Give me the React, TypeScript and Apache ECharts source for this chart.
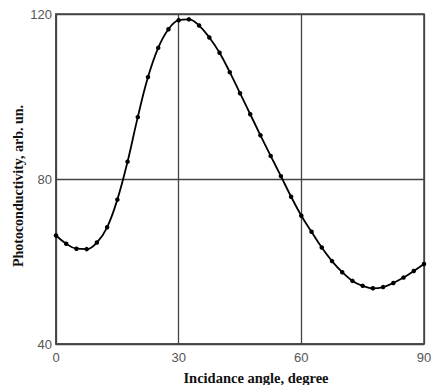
import React, { useEffect, useRef } from "react";
import * as echarts from "echarts";

const angles = [0, 2.5, 5, 7.5, 10, 12.5, 15, 17.5, 20, 22.5, 25, 27.5, 30, 32.5, 35, 37.5, 40, 42.5, 45, 47.5, 50, 52.5, 55, 57.5, 60, 62.5, 65, 67.5, 70, 72.5, 75, 77.5, 80, 82.5, 85, 87.5, 90];
const photo = [66.3, 64.3, 63.1, 63.0, 64.6, 68.3, 75.0, 84.2, 95.0, 104.7, 111.8, 116.3, 118.5, 118.7, 117.2, 114.3, 110.6, 105.9, 100.8, 95.7, 90.6, 85.6, 80.7, 75.7, 71.1, 67.2, 63.4, 60.1, 57.4, 55.3, 54.1, 53.5, 53.8, 54.8, 56.1, 57.7, 59.4];
const xTicks = [0, 30, 60, 90];
const yTicks = [40, 80, 120];
const xTitle = "Incidance angle, degree";
const yTitle = "Photoconductivity, arb. un.";

export default function App() {
  const ref = useRef<HTMLDivElement>(null);
  useEffect(() => {
    if (!ref.current) return;
    const chart = echarts.init(ref.current, null, { renderer: "svg" });
    chart.setOption({
      animation: false,
      backgroundColor: "#fff",
      grid: { left: 56, top: 14, width: 368, height: 330, show: true, borderColor: "#444", borderWidth: 1.5, backgroundColor: "transparent" },
      xAxis: {
        type: "value",
        min: xTicks[0],
        max: xTicks[xTicks.length - 1],
        interval: 30,
        axisLine: { show: true, lineStyle: { color: "#444", width: 1.5 } },
        axisTick: { show: false },
        splitLine: { show: true, lineStyle: { color: "#444", width: 1.3 } },
        axisLabel: { color: "#555", fontFamily: "Liberation Sans", fontSize: 13, margin: 7 },
      },
      yAxis: {
        type: "value",
        min: yTicks[0],
        max: yTicks[yTicks.length - 1],
        interval: 40,
        axisLine: { show: true, lineStyle: { color: "#444", width: 1.5 } },
        axisTick: { show: false },
        splitLine: { show: true, lineStyle: { color: "#444", width: 1.3 } },
        axisLabel: { color: "#555", fontFamily: "Liberation Sans", fontSize: 13, margin: 4 },
      },
      graphic: [
        {
          type: "text",
          x: 256,
          y: 378,
          style: { text: xTitle, font: "bold 14.5px 'Liberation Serif'", fill: "#111", align: "center", verticalAlign: "middle" },
        },
        {
          type: "text",
          x: 18,
          y: 186,
          rotation: Math.PI / 2,
          style: { text: yTitle, font: "bold 14px 'Liberation Serif'", fill: "#111", align: "center", verticalAlign: "middle" },
        },
      ],
      series: [
        {
          type: "line",
          data: angles.map((a, i) => [a, photo[i]]),
          smooth: 0.4,
          symbol: "circle",
          symbolSize: 4.5,
          itemStyle: { color: "#000" },
          lineStyle: { color: "#000", width: 1.8 },
        },
      ],
    });
    return () => chart.dispose();
  }, []);
  return <div ref={ref} style={{ width: 438, height: 385, position: "absolute", left: 0, top: 0 }} />;
}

What you should do: Repeat the lines of the listing above verbatim, beginning at its first line and ending at the line containing "import * as", which is included. Omit pictures.

Problem solution:
Give me the React, TypeScript and Apache ECharts source for this chart.
import React, { useEffect, useRef } from "react";
import * as echarts from "echarts";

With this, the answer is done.